[LISTED ENTRIES]
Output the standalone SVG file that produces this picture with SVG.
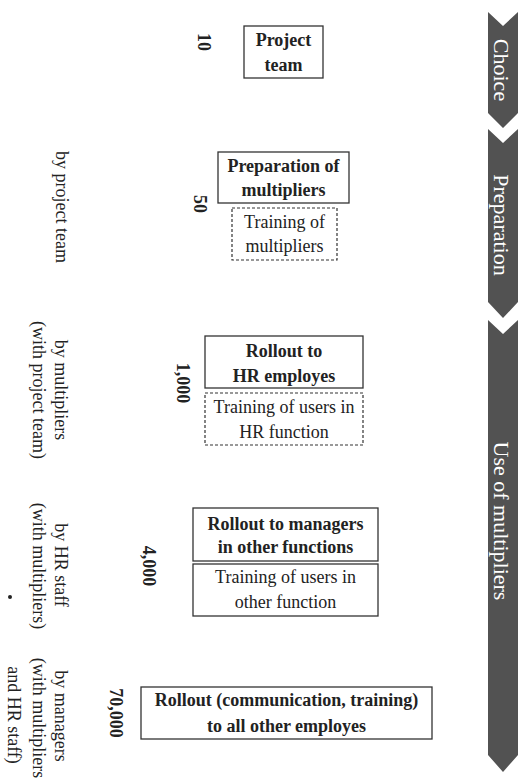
<svg xmlns="http://www.w3.org/2000/svg" width="525" height="780" viewBox="0 0 525 780">
<style>
  text{font-family:'Liberation Serif','DejaVu Serif','Times New Roman',serif}
  .box{fill:#fff;stroke:#333;stroke-width:1.3}
  .dash{fill:#fff;stroke:#333;stroke-width:1.2;stroke-dasharray:3 2}
  .b{font-size:18px;font-weight:bold;fill:#222;text-anchor:middle}
  .r{font-size:18px;fill:#222;text-anchor:middle}
  .num{font-size:18px;font-weight:bold;fill:#222;text-anchor:middle}
  .phase{fill:#525252}
  .pt{font-size:22px;fill:#fff;text-anchor:middle}
</style>
<rect width="525" height="780" fill="#fff"/>
<g id="phases" font-family="Liberation Serif, serif">
  <g id="phase-choice">
    <path class="phase" d="M488,12 L503,26 L518,12 L518,113 L503,128 L488,113 Z"/>
    <text class="pt" x="494" y="70" transform="rotate(90 494 70)">Choice</text>
  </g>
  <g id="phase-preparation">
    <path class="phase" d="M488,129 L503,143 L518,129 L518,302 L503,318 L488,302 Z"/>
    <text class="pt" x="494" y="225" transform="rotate(90 494 225)">Preparation</text>
  </g>
  <g id="phase-use">
    <path class="phase" d="M488,320 L503,334 L518,320 L518,755 L503,772 L488,755 Z"/>
    <text class="pt" x="494" y="521" transform="rotate(90 494 521)">Use of multipliers</text>
  </g>
</g>
<g id="connectors"></g>
<g id="node-project-team">
  <rect class="box" x="244" y="26" width="79" height="52"/>
  <text class="b" x="283.5" y="46">Project</text>
  <text class="b" x="283.5" y="71">team</text>
</g>
<g id="node-preparation">
  <rect class="box" x="218" y="152" width="131" height="51"/>
  <text class="b" x="283.5" y="172">Preparation of</text>
  <text class="b" x="283.5" y="196">multipliers</text>
</g>
<g id="node-training-multipliers">
  <rect class="dash" x="232" y="208" width="105" height="52"/>
  <text class="r" x="284.5" y="228">Training of</text>
  <text class="r" x="284.5" y="252">multipliers</text>
</g>
<g id="node-rollout-hr">
  <rect class="box" x="205" y="336" width="158" height="52"/>
  <text class="b" x="284" y="357">Rollout to</text>
  <text class="b" x="284" y="382">HR employes</text>
</g>
<g id="node-training-hr">
  <rect class="dash" x="205" y="393" width="158" height="52"/>
  <text class="r" x="284" y="413">Training of users in</text>
  <text class="r" x="284" y="438">HR function</text>
</g>
<g id="node-rollout-managers">
  <rect class="box" x="193" y="508" width="185" height="53"/>
  <text class="b" x="285.5" y="530">Rollout to managers</text>
  <text class="b" x="285.5" y="553">in other functions</text>
</g>
<g id="node-training-other">
  <rect class="box" x="193" y="564" width="185" height="52"/>
  <text class="r" x="285.5" y="583">Training of users in</text>
  <text class="r" x="285.5" y="608">other function</text>
</g>
<g id="node-rollout-all">
  <rect class="box" x="141" y="687" width="291" height="52"/>
  <text class="b" x="286.5" y="706">Rollout (communication, training)</text>
  <text class="b" x="286.5" y="732">to all other employes</text>
</g>
<g id="numbers">
  <text class="num" x="198" y="42" transform="rotate(90 198 42)">10</text>
  <text class="num" x="194" y="204" transform="rotate(90 194 204)">50</text>
  <text class="num" x="177" y="383" transform="rotate(90 177 383)">1,000</text>
  <text class="num" x="143" y="566" transform="rotate(90 143 566)">4,000</text>
  <text class="num" x="110" y="713" transform="rotate(90 110 713)">70,000</text>
</g>
<g id="labels">
  <text class="r" x="56" y="207" transform="rotate(90 56 207)">by project team</text>
  <text class="r" x="55" y="390" transform="rotate(90 55 390)">by multipliers</text>
  <text class="r" x="33" y="390" transform="rotate(90 33 390)">(with project team)</text>
  <text class="r" x="55" y="565" transform="rotate(90 55 565)">by HR staff</text>
  <text class="r" x="33" y="566" transform="rotate(90 33 566)">(with multipliers)</text>
  <text class="r" x="55" y="716" transform="rotate(90 55 716)">by managers</text>
  <text class="r" x="33" y="718" transform="rotate(90 33 718)">(with multipliers</text>
  <text class="r" x="8" y="715" transform="rotate(90 8 715)">and HR staff)</text>
  <circle cx="10" cy="597" r="2" fill="#222"/>
</g>
</svg>
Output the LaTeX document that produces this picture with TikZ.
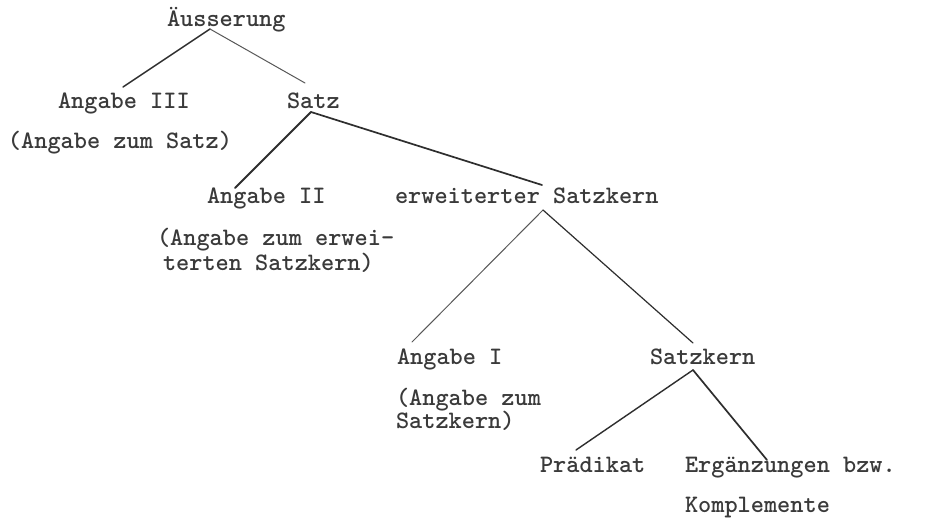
\documentclass[tikz,border=0pt]{standalone}
\usepackage{fontspec}
\usetikzlibrary{calc}
\definecolor{ink}{HTML}{3A3A3A}
\begin{document}
\begin{tikzpicture}[x=1pt,y=-1pt,
  lbl/.style={anchor=base west, inner sep=0pt, outer sep=0pt, text=ink,
    font=\ttfamily\fontseries{b}\fontsize{25.1}{25}\selectfont},
  branch/.style={draw=ink!80!black, line width=1.4pt, line cap=round},
  thin branch/.style={draw=ink!85, line width=1pt, line cap=round}]
\useasboundingbox[fill=white] (0,0) rectangle (932,522);

% labels of the tree
\node[lbl] (aus)    at (167,26)  {Äusserung};
\node[lbl] (ang3)   at (58,108)  {Angabe III};
\node[lbl] (satz)   at (287,108) {Satz};
\node[lbl] (ang3n)  at (8,148)   {(Angabe zum Satz)};
\node[lbl] (ang2)   at (207,203) {Angabe II};
\node[lbl] (erw)    at (395,203) {erweiterter Satzkern};
\node[lbl] (ang2n)  at (157,245) {(Angabe zum erwei-};
\node[lbl] (ang2nb) at (163,270) {terten Satzkern)};
\node[lbl] (ang1)   at (397,364) {Angabe I};
\node[lbl] (skern)  at (650,364) {Satzkern};
\node[lbl] (ang1n)  at (396,405) {(Angabe zum};
\node[lbl] (ang1nb) at (396,428) {Satzkern)};
\node[lbl] (pred)   at (540,472) {Prädikat};
\node[lbl] (erg)    at (685,472) {Ergänzungen bzw.};
\node[lbl] (ergb)   at (685,512) {Komplemente};

% branching points just below / above the labels
\coordinate (ausB)  at ($(aus.base west)+(43,3)$);
\coordinate (ang3T) at ($(ang3.base west)+(65,-21)$);
\coordinate (satzT) at ($(satz.base west)+(18,-25)$);
\coordinate (satzB) at ($(satz.base west)+(24,4)$);
\coordinate (ang2T) at ($(ang2.base west)+(28,-15)$);
\coordinate (erwT)  at ($(erw.base west)+(147,-18)$);
\coordinate (erwB)  at ($(erw.base west)+(148,7)$);
\coordinate (ang1T) at ($(ang1.base west)+(15,-22)$);
\coordinate (skernT) at ($(skern.base west)+(43,-21)$);
\coordinate (skernB) at ($(skern.base west)+(43,6)$);
\coordinate (predT) at ($(pred.base west)+(36,-22)$);
\coordinate (ergT)  at ($(erg.base west)+(82,-12)$);

% branches
\draw[branch] (ausB) -- (ang3T);
\draw[thin branch] (ausB) -- (satzT);
\draw[branch, line width=1.8pt] (satzB) -- (ang2T);
\draw[branch, line width=1.7pt] (satzB) -- (erwT);
\draw[thin branch] (erwB) -- (ang1T);
\draw[branch, line width=1.2pt] (erwB) -- (skernT);
\draw[branch] (skernB) -- (predT);
\draw[branch, line width=1.7pt] (skernB) -- (ergT);
\end{tikzpicture}
\end{document}
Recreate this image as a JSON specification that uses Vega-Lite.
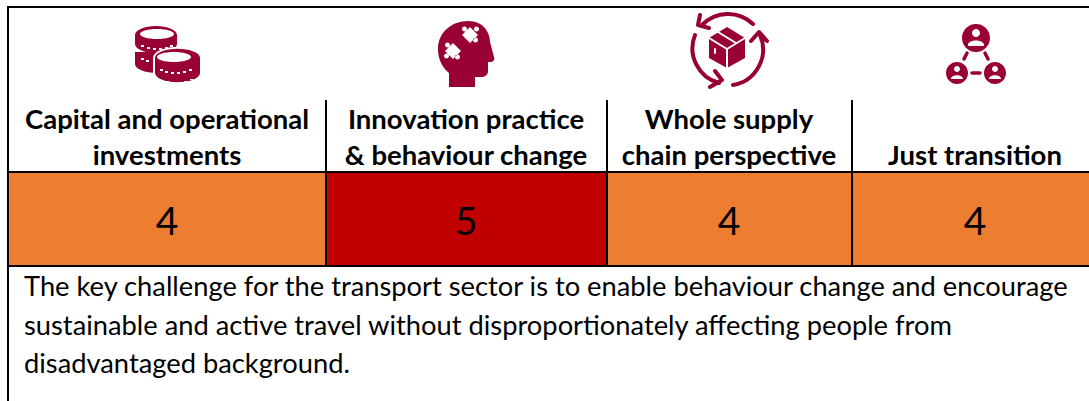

[STATED EXERCISE]
None of the pictures should appear; repeat the records exactly otherwise.

[OUTPUT BELOW]
Output the standalone SVG file that produces this picture with SVG.
<svg xmlns="http://www.w3.org/2000/svg" width="525" height="780" viewBox="0 0 525 780">
<style>
  text{font-family:'Liberation Serif','DejaVu Serif','Times New Roman',serif}
  .box{fill:#fff;stroke:#333;stroke-width:1.3}
  .dash{fill:#fff;stroke:#333;stroke-width:1.2;stroke-dasharray:3 2}
  .b{font-size:18px;font-weight:bold;fill:#222;text-anchor:middle}
  .r{font-size:18px;fill:#222;text-anchor:middle}
  .num{font-size:18px;font-weight:bold;fill:#222;text-anchor:middle}
  .phase{fill:#525252}
  .pt{font-size:22px;fill:#fff;text-anchor:middle}
</style>
<rect width="525" height="780" fill="#fff"/>
<g id="phases" font-family="Liberation Serif, serif">
  <g id="phase-choice">
    <path class="phase" d="M488,12 L503,26 L518,12 L518,113 L503,128 L488,113 Z"/>
    <text class="pt" x="494" y="70" transform="rotate(90 494 70)">Choice</text>
  </g>
  <g id="phase-preparation">
    <path class="phase" d="M488,129 L503,143 L518,129 L518,302 L503,318 L488,302 Z"/>
    <text class="pt" x="494" y="225" transform="rotate(90 494 225)">Preparation</text>
  </g>
  <g id="phase-use">
    <path class="phase" d="M488,320 L503,334 L518,320 L518,755 L503,772 L488,755 Z"/>
    <text class="pt" x="494" y="521" transform="rotate(90 494 521)">Use of multipliers</text>
  </g>
</g>
<g id="connectors"></g>
<g id="node-project-team">
  <rect class="box" x="244" y="26" width="79" height="52"/>
  <text class="b" x="283.5" y="46">Project</text>
  <text class="b" x="283.5" y="71">team</text>
</g>
<g id="node-preparation">
  <rect class="box" x="218" y="152" width="131" height="51"/>
  <text class="b" x="283.5" y="172">Preparation of</text>
  <text class="b" x="283.5" y="196">multipliers</text>
</g>
<g id="node-training-multipliers">
  <rect class="dash" x="232" y="208" width="105" height="52"/>
  <text class="r" x="284.5" y="228">Training of</text>
  <text class="r" x="284.5" y="252">multipliers</text>
</g>
<g id="node-rollout-hr">
  <rect class="box" x="205" y="336" width="158" height="52"/>
  <text class="b" x="284" y="357">Rollout to</text>
  <text class="b" x="284" y="382">HR employes</text>
</g>
<g id="node-training-hr">
  <rect class="dash" x="205" y="393" width="158" height="52"/>
  <text class="r" x="284" y="413">Training of users in</text>
  <text class="r" x="284" y="438">HR function</text>
</g>
<g id="node-rollout-managers">
  <rect class="box" x="193" y="508" width="185" height="53"/>
  <text class="b" x="285.5" y="530">Rollout to managers</text>
  <text class="b" x="285.5" y="553">in other functions</text>
</g>
<g id="node-training-other">
  <rect class="box" x="193" y="564" width="185" height="52"/>
  <text class="r" x="285.5" y="583">Training of users in</text>
  <text class="r" x="285.5" y="608">other function</text>
</g>
<g id="node-rollout-all">
  <rect class="box" x="141" y="687" width="291" height="52"/>
  <text class="b" x="286.5" y="706">Rollout (communication, training)</text>
  <text class="b" x="286.5" y="732">to all other employes</text>
</g>
<g id="numbers">
  <text class="num" x="198" y="42" transform="rotate(90 198 42)">10</text>
  <text class="num" x="194" y="204" transform="rotate(90 194 204)">50</text>
  <text class="num" x="177" y="383" transform="rotate(90 177 383)">1,000</text>
  <text class="num" x="143" y="566" transform="rotate(90 143 566)">4,000</text>
  <text class="num" x="110" y="713" transform="rotate(90 110 713)">70,000</text>
</g>
<g id="labels">
  <text class="r" x="56" y="207" transform="rotate(90 56 207)">by project team</text>
  <text class="r" x="55" y="390" transform="rotate(90 55 390)">by multipliers</text>
  <text class="r" x="33" y="390" transform="rotate(90 33 390)">(with project team)</text>
  <text class="r" x="55" y="565" transform="rotate(90 55 565)">by HR staff</text>
  <text class="r" x="33" y="566" transform="rotate(90 33 566)">(with multipliers)</text>
  <text class="r" x="55" y="716" transform="rotate(90 55 716)">by managers</text>
  <text class="r" x="33" y="718" transform="rotate(90 33 718)">(with multipliers</text>
  <text class="r" x="8" y="715" transform="rotate(90 8 715)">and HR staff)</text>
  <circle cx="10" cy="597" r="2" fill="#222"/>
</g>
</svg>
Output the LaTeX document that produces this picture with TikZ.
\documentclass[tikz,border=0pt]{standalone}
\usepackage{fontspec}
\usetikzlibrary{calc}
\definecolor{ink}{HTML}{3A3A3A}
\begin{document}
\begin{tikzpicture}[x=1pt,y=-1pt,
  lbl/.style={anchor=base west, inner sep=0pt, outer sep=0pt, text=ink,
    font=\ttfamily\fontseries{b}\fontsize{25.1}{25}\selectfont},
  branch/.style={draw=ink!80!black, line width=1.4pt, line cap=round},
  thin branch/.style={draw=ink!85, line width=1pt, line cap=round}]
\useasboundingbox[fill=white] (0,0) rectangle (932,522);

% labels of the tree
\node[lbl] (aus)    at (167,26)  {Äusserung};
\node[lbl] (ang3)   at (58,108)  {Angabe III};
\node[lbl] (satz)   at (287,108) {Satz};
\node[lbl] (ang3n)  at (8,148)   {(Angabe zum Satz)};
\node[lbl] (ang2)   at (207,203) {Angabe II};
\node[lbl] (erw)    at (395,203) {erweiterter Satzkern};
\node[lbl] (ang2n)  at (157,245) {(Angabe zum erwei-};
\node[lbl] (ang2nb) at (163,270) {terten Satzkern)};
\node[lbl] (ang1)   at (397,364) {Angabe I};
\node[lbl] (skern)  at (650,364) {Satzkern};
\node[lbl] (ang1n)  at (396,405) {(Angabe zum};
\node[lbl] (ang1nb) at (396,428) {Satzkern)};
\node[lbl] (pred)   at (540,472) {Prädikat};
\node[lbl] (erg)    at (685,472) {Ergänzungen bzw.};
\node[lbl] (ergb)   at (685,512) {Komplemente};

% branching points just below / above the labels
\coordinate (ausB)  at ($(aus.base west)+(43,3)$);
\coordinate (ang3T) at ($(ang3.base west)+(65,-21)$);
\coordinate (satzT) at ($(satz.base west)+(18,-25)$);
\coordinate (satzB) at ($(satz.base west)+(24,4)$);
\coordinate (ang2T) at ($(ang2.base west)+(28,-15)$);
\coordinate (erwT)  at ($(erw.base west)+(147,-18)$);
\coordinate (erwB)  at ($(erw.base west)+(148,7)$);
\coordinate (ang1T) at ($(ang1.base west)+(15,-22)$);
\coordinate (skernT) at ($(skern.base west)+(43,-21)$);
\coordinate (skernB) at ($(skern.base west)+(43,6)$);
\coordinate (predT) at ($(pred.base west)+(36,-22)$);
\coordinate (ergT)  at ($(erg.base west)+(82,-12)$);

% branches
\draw[branch] (ausB) -- (ang3T);
\draw[thin branch] (ausB) -- (satzT);
\draw[branch, line width=1.8pt] (satzB) -- (ang2T);
\draw[branch, line width=1.7pt] (satzB) -- (erwT);
\draw[thin branch] (erwB) -- (ang1T);
\draw[branch, line width=1.2pt] (erwB) -- (skernT);
\draw[branch] (skernB) -- (predT);
\draw[branch, line width=1.7pt] (skernB) -- (ergT);
\end{tikzpicture}
\end{document}
Recreate this image as a JSON specification that uses Vega-Lite.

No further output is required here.